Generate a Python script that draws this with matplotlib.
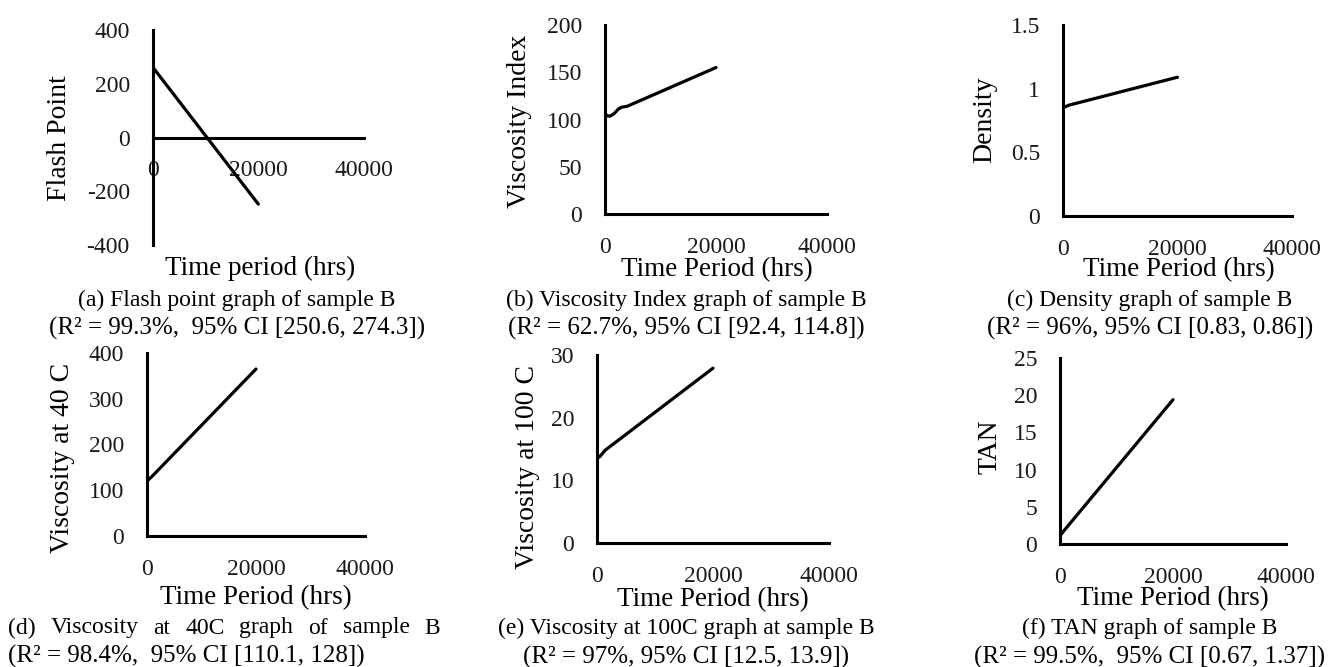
import matplotlib.pyplot as plt

plt.rcParams['font.family'] = ['Liberation Serif', 'DejaVu Serif']

W, H = 1338, 667

# ─── data ─────────────────────────────────────────────────────
x_ticks = [0, 20000, 40000]
x_tick_labels = ["0", "20000", "40000"]

a_hours = [0, 10000, 20000]
a_flash = [262, 7, -248]
a_yticks = [-400, -200, 0, 200, 400]

b_hours = [0, 400, 900, 1600, 2400, 3000, 4000, 20000]
b_vi = [106, 104, 103.5, 106, 111, 113, 114, 155]
b_yticks = [0, 50, 100, 150, 200]

c_hours = [0, 1000, 20000]
c_density = [0.85, 0.87, 1.09]
c_yticks = [0, 0.5, 1, 1.5]
c_ytick_labels = ["0", "0.5", "1", "1.5"]

d_hours = [0, 900, 20000]
d_visc40 = [120, 130, 365]
d_yticks = [0, 100, 200, 300, 400]

e_hours = [0, 500, 1400, 20000]
e_visc100 = [13.5, 13.8, 14.8, 27.9]
e_yticks = [0, 10, 20, 30]

f_hours = [0, 500, 20000]
f_tan = [1.1, 1.6, 19.4]
f_yticks = [0, 5, 10, 15, 20, 25]

fig = plt.figure(figsize=(W / 100, H / 100), dpi=100)


def fx(px):
    return px / W


def fy(py):
    return 1 - py / H


def panel(rect, x, y, ylim, yticks, ylabel, ylab_xy, xlabel, xlab_xy,
          ytick_labels=None, zero_axis=False):
    l, t, r, b = rect
    ax = fig.add_axes([fx(l), fy(b), (r - l) / W, (b - t) / H])
    ax.plot(x, y, color="black", lw=2.3, solid_capstyle="round",
            solid_joinstyle="round")
    ax.set_xlim(0, 40000)
    ax.set_ylim(*ylim)
    ax.set_xticks(x_ticks)
    ax.set_xticklabels(x_tick_labels)
    ax.set_yticks(yticks)
    ax.set_yticklabels(ytick_labels or [str(v) for v in yticks])
    for s in ["top", "right"]:
        ax.spines[s].set_visible(False)
    for s in ["left", "bottom"]:
        ax.spines[s].set_linewidth(2.2)
        ax.spines[s].set_color("black")
    if zero_axis:
        ax.spines["bottom"].set_position(("data", 0))
    ax.tick_params(length=0, pad=16.5, labelsize=17, colors="#1a1a1a")
    ax.patch.set_alpha(0)
    fig.text(fx(ylab_xy[0]), fy(ylab_xy[1]), ylabel, rotation=90,
             ha="center", va="center", fontsize=20)
    fig.text(fx(xlab_xy[0]), fy(xlab_xy[1]), xlabel,
             ha="center", va="center", fontsize=19.5)
    return ax


def caption(cx, y1, y2, line1, line2):
    fig.text(fx(cx), fy(y1), line1, ha="center", va="center", fontsize=17)
    fig.text(fx(cx), fy(y2), line2, ha="center", va="center", fontsize=18)


def justified(x0, x1, y, words, fontsize=17):
    # spread the words so the line fills x0..x1 (justified caption)
    r = fig.canvas.get_renderer()
    arts = [fig.text(0, fy(y), w, ha="left", va="center", fontsize=fontsize)
            for w in words]
    widths = [a.get_window_extent(r).width for a in arts]
    gap = (x1 - x0 - sum(widths)) / (len(words) - 1)
    pos = x0
    for a, w in zip(arts, widths):
        a.set_x(fx(pos))
        pos += w + gap


panel((152.7, 30, 364, 245), a_hours, a_flash, (-400, 400), a_yticks,
      "Flash Point", (60, 138), "Time period (hrs)", (260, 268),
      zero_axis=True)
caption(237, 300, 328, "(a) Flash point graph of sample B",
        "(R² = 99.3%,  95% CI [250.6, 274.3])")

panel((605, 25, 827, 214), b_hours, b_vi, (0, 200), b_yticks,
      "Viscosity Index", (520, 121), "Time Period (hrs)", (717, 270))
caption(686, 300, 328, "(b) Viscosity Index graph of sample B",
        "(R² = 62.7%, 95% CI [92.4, 114.8])")

panel((1063, 25, 1292, 216), c_hours, c_density, (0, 1.5), c_yticks,
      "Density", (985, 120), "Time Period (hrs)", (1179, 270),
      ytick_labels=c_ytick_labels)
caption(1150, 300, 328, "(c) Density graph of sample B",
        "(R² = 96%, 95% CI [0.83, 0.86])")

panel((147, 353, 365, 536), d_hours, d_visc40, (0, 400), d_yticks,
      "Viscosity at 40 C", (63, 458), "Time Period (hrs)", (256, 598))
justified(8, 440, 628, ["(d)", "Viscosity", "at", "40C", "graph", "of",
                        "sample", "B"])
fig.text(fx(8), fy(656), "(R² = 98.4%,  95% CI [110.1, 128])",
         ha="left", va="center", fontsize=18)

panel((597, 355, 829, 543), e_hours, e_visc100, (0, 30), e_yticks,
      "Viscosity at 100 C", (527, 467), "Time Period (hrs)", (713, 600))
caption(686, 628, 657, "(e) Viscosity at 100C graph at sample B",
        "(R² = 97%, 95% CI [12.5, 13.9])")

panel((1060, 358, 1286, 544), f_hours, f_tan, (0, 25), f_yticks,
      "TAN", (990, 447), "Time Period (hrs)", (1173, 599))
caption(1150, 628, 657, "(f) TAN graph of sample B",
        "(R² = 99.5%,  95% CI [0.67, 1.37])")

fig.savefig("out.png", dpi=100, facecolor="white")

#### WHAT TO DO
Return only the lines running from the top of the data to the line that holds "b_yticks = [0, 50, 100, 150, 200]". Include both of those lines, but skip the pictures.

#### ANSWER TO THE TASK
Generate a Python script that draws this with matplotlib.
import matplotlib.pyplot as plt

plt.rcParams['font.family'] = ['Liberation Serif', 'DejaVu Serif']

W, H = 1338, 667

# ─── data ─────────────────────────────────────────────────────
x_ticks = [0, 20000, 40000]
x_tick_labels = ["0", "20000", "40000"]

a_hours = [0, 10000, 20000]
a_flash = [262, 7, -248]
a_yticks = [-400, -200, 0, 200, 400]

b_hours = [0, 400, 900, 1600, 2400, 3000, 4000, 20000]
b_vi = [106, 104, 103.5, 106, 111, 113, 114, 155]
b_yticks = [0, 50, 100, 150, 200]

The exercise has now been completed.